- MATERIAL PROVIDED
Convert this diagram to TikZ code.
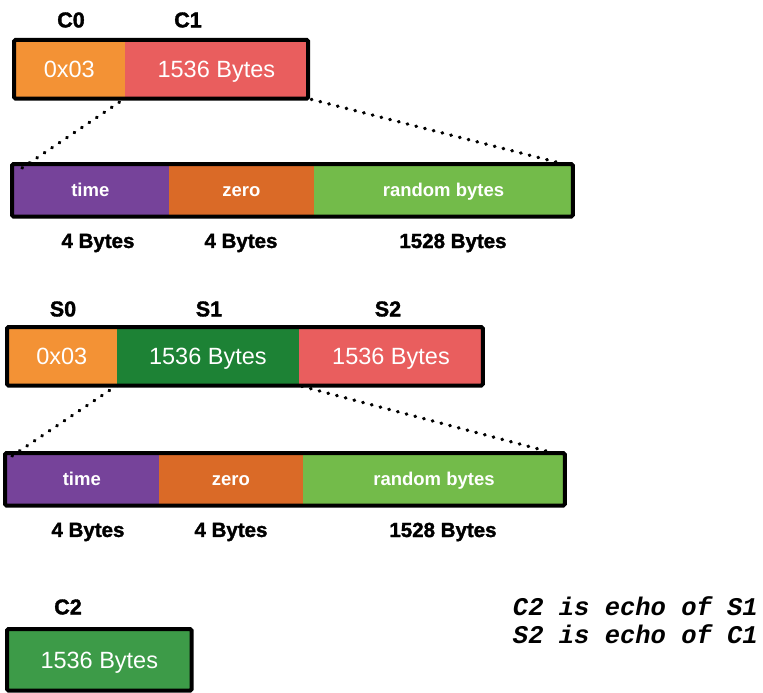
\documentclass[tikz,border=0pt]{standalone}
\usepackage{fontspec}
\setmainfont{Liberation Sans}
\newfontfamily\echofont{Liberation Mono}
\newfontfamily\heavyfont{Liberation Sans Bold}[FakeBold=1.6]
\usepackage{tikz}

\definecolor{versioncol}{HTML}{F39235}
\definecolor{keycol}{HTML}{E95E5E}
\definecolor{timecol}{HTML}{76439A}
\definecolor{zerocol}{HTML}{DA6A27}
\definecolor{randcol}{HTML}{73BB4A}
\definecolor{echocol}{HTML}{1D8235}
\definecolor{ctwocol}{HTML}{3D9B48}

\tikzset{
  seg/.style={anchor=north west, inner sep=0pt, text=white,
    minimum height=#1, text depth=0pt},
  paint/.style={fill=#1, draw=#1, line width=0.6pt},
  bigseg/.style={seg=58pt, text height=16.8pt, font=\fontsize{23.5}{23.5}\selectfont},
  smallseg/.style={seg=52pt, text height=13.2pt, font=\bfseries\fontsize{18.5}{18.5}\selectfont},
  frame/.style={draw=black, line width=4pt, rounded corners=1.5pt},
  title/.style={font=\heavyfont\fontsize{21.5}{21.5}\selectfont},
  size/.style={font=\heavyfont\fontsize{20.5}{20.5}\selectfont},
  zoomline/.style={line width=3.4pt, dash pattern=on 0.6pt off 8.4pt, line cap=round}
}

\begin{document}
\begin{tikzpicture}[x=1pt, y=-1pt]
\useasboundingbox (0,0) rectangle (763,693);

% C0 and C1
\node[bigseg, paint=versioncol, minimum width=110pt] (c0) at (14,40) {0x03};
\node[bigseg, paint=keycol, minimum width=183pt] (c1) at (c0.north east) {1536 Bytes};
\node[title] (c0t) at (71,20) {C0};
\node[title] (c1t) at (188,20) {C1};

% C1 layout
\node[smallseg, paint=timecol, minimum width=156pt] (t1) at (12,164) {time};
\node[smallseg, paint=zerocol, minimum width=145pt] (z1) at (t1.north east) {zero};
\node[smallseg, paint=randcol, minimum width=258pt] (r1) at (z1.north east) {random bytes};
\node[size] (t1s) at (98,243) {4 Bytes};
\node[size] (z1s) at (241,243) {4 Bytes};
\node[size] (r1s) at (453,243) {1528 Bytes};

% S0, S1 and S2
\node[bigseg, paint=versioncol, minimum width=109pt] (s0) at (7,327) {0x03};
\node[bigseg, paint=echocol, minimum width=182pt] (s1) at (s0.north east) {1536 Bytes};
\node[bigseg, paint=keycol, minimum width=183pt] (s2) at (s1.north east) {1536 Bytes};
\node[title] (s0t) at (63,309) {S0};
\node[title] (s1t) at (209,309) {S1};
\node[title] (s2t) at (388,309) {S2};

% S1 layout
\node[smallseg, paint=timecol, minimum width=153pt] (t2) at (5,453) {time};
\node[smallseg, paint=zerocol, minimum width=144pt] (z2) at (t2.north east) {zero};
\node[smallseg, paint=randcol, minimum width=261pt] (r2) at (z2.north east) {random bytes};
\node[size] (t2s) at (88,532) {4 Bytes};
\node[size] (z2s) at (231,532) {4 Bytes};
\node[size] (r2s) at (443,532) {1528 Bytes};

% C2
\node[seg=61pt, paint=ctwocol, minimum width=184pt, text height=16.8pt,
  font=\fontsize{23.5}{23.5}\selectfont] (c2) at (7,629) {1536 Bytes};
\node[title] (c2t) at (68,607) {C2};

\node[anchor=north east, align=left, inner sep=0pt,
  font=\echofont\bfseries\itshape\fontsize{25.5}{28}\selectfont] (note) at (758,596)
  {C2 is echo of S1\\S2 is echo of C1};

% dotted zoom lines
\coordinate (c0end) at (22,168);
\coordinate (c1end) at (556,162);
\coordinate (s0end) at (12,456);
\coordinate (s1end) at (546,451);
\draw[zoomline] (c0end) -- (c0.south east);
\draw[zoomline] (c1end) -- (c1.south east);
\draw[zoomline] (s0end) -- (s0.south east);
\draw[zoomline] (s1end) -- (s1.south east);

% frames
\draw[frame] (c0.north west) rectangle (c1.south east);
\draw[frame] (t1.north west) rectangle (r1.south east);
\draw[frame] (s0.north west) rectangle (s2.south east);
\draw[frame] (t2.north west) rectangle (r2.south east);
\draw[frame] (c2.north west) rectangle (c2.south east);
\end{tikzpicture}
\end{document}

- EXERCISE GOAL
Reproduce the material in full, word for word, and omit the pictures.

- EXPECTED ANSWER
Convert this diagram to TikZ code.
\documentclass[tikz,border=0pt]{standalone}
\usepackage{fontspec}
\setmainfont{Liberation Sans}
\newfontfamily\echofont{Liberation Mono}
\newfontfamily\heavyfont{Liberation Sans Bold}[FakeBold=1.6]
\usepackage{tikz}

\definecolor{versioncol}{HTML}{F39235}
\definecolor{keycol}{HTML}{E95E5E}
\definecolor{timecol}{HTML}{76439A}
\definecolor{zerocol}{HTML}{DA6A27}
\definecolor{randcol}{HTML}{73BB4A}
\definecolor{echocol}{HTML}{1D8235}
\definecolor{ctwocol}{HTML}{3D9B48}

\tikzset{
  seg/.style={anchor=north west, inner sep=0pt, text=white,
    minimum height=#1, text depth=0pt},
  paint/.style={fill=#1, draw=#1, line width=0.6pt},
  bigseg/.style={seg=58pt, text height=16.8pt, font=\fontsize{23.5}{23.5}\selectfont},
  smallseg/.style={seg=52pt, text height=13.2pt, font=\bfseries\fontsize{18.5}{18.5}\selectfont},
  frame/.style={draw=black, line width=4pt, rounded corners=1.5pt},
  title/.style={font=\heavyfont\fontsize{21.5}{21.5}\selectfont},
  size/.style={font=\heavyfont\fontsize{20.5}{20.5}\selectfont},
  zoomline/.style={line width=3.4pt, dash pattern=on 0.6pt off 8.4pt, line cap=round}
}

\begin{document}
\begin{tikzpicture}[x=1pt, y=-1pt]
\useasboundingbox (0,0) rectangle (763,693);

% C0 and C1
\node[bigseg, paint=versioncol, minimum width=110pt] (c0) at (14,40) {0x03};
\node[bigseg, paint=keycol, minimum width=183pt] (c1) at (c0.north east) {1536 Bytes};
\node[title] (c0t) at (71,20) {C0};
\node[title] (c1t) at (188,20) {C1};

% C1 layout
\node[smallseg, paint=timecol, minimum width=156pt] (t1) at (12,164) {time};
\node[smallseg, paint=zerocol, minimum width=145pt] (z1) at (t1.north east) {zero};
\node[smallseg, paint=randcol, minimum width=258pt] (r1) at (z1.north east) {random bytes};
\node[size] (t1s) at (98,243) {4 Bytes};
\node[size] (z1s) at (241,243) {4 Bytes};
\node[size] (r1s) at (453,243) {1528 Bytes};

% S0, S1 and S2
\node[bigseg, paint=versioncol, minimum width=109pt] (s0) at (7,327) {0x03};
\node[bigseg, paint=echocol, minimum width=182pt] (s1) at (s0.north east) {1536 Bytes};
\node[bigseg, paint=keycol, minimum width=183pt] (s2) at (s1.north east) {1536 Bytes};
\node[title] (s0t) at (63,309) {S0};
\node[title] (s1t) at (209,309) {S1};
\node[title] (s2t) at (388,309) {S2};

% S1 layout
\node[smallseg, paint=timecol, minimum width=153pt] (t2) at (5,453) {time};
\node[smallseg, paint=zerocol, minimum width=144pt] (z2) at (t2.north east) {zero};
\node[smallseg, paint=randcol, minimum width=261pt] (r2) at (z2.north east) {random bytes};
\node[size] (t2s) at (88,532) {4 Bytes};
\node[size] (z2s) at (231,532) {4 Bytes};
\node[size] (r2s) at (443,532) {1528 Bytes};

% C2
\node[seg=61pt, paint=ctwocol, minimum width=184pt, text height=16.8pt,
  font=\fontsize{23.5}{23.5}\selectfont] (c2) at (7,629) {1536 Bytes};
\node[title] (c2t) at (68,607) {C2};

\node[anchor=north east, align=left, inner sep=0pt,
  font=\echofont\bfseries\itshape\fontsize{25.5}{28}\selectfont] (note) at (758,596)
  {C2 is echo of S1\\S2 is echo of C1};

% dotted zoom lines
\coordinate (c0end) at (22,168);
\coordinate (c1end) at (556,162);
\coordinate (s0end) at (12,456);
\coordinate (s1end) at (546,451);
\draw[zoomline] (c0end) -- (c0.south east);
\draw[zoomline] (c1end) -- (c1.south east);
\draw[zoomline] (s0end) -- (s0.south east);
\draw[zoomline] (s1end) -- (s1.south east);

% frames
\draw[frame] (c0.north west) rectangle (c1.south east);
\draw[frame] (t1.north west) rectangle (r1.south east);
\draw[frame] (s0.north west) rectangle (s2.south east);
\draw[frame] (t2.north west) rectangle (r2.south east);
\draw[frame] (c2.north west) rectangle (c2.south east);
\end{tikzpicture}
\end{document}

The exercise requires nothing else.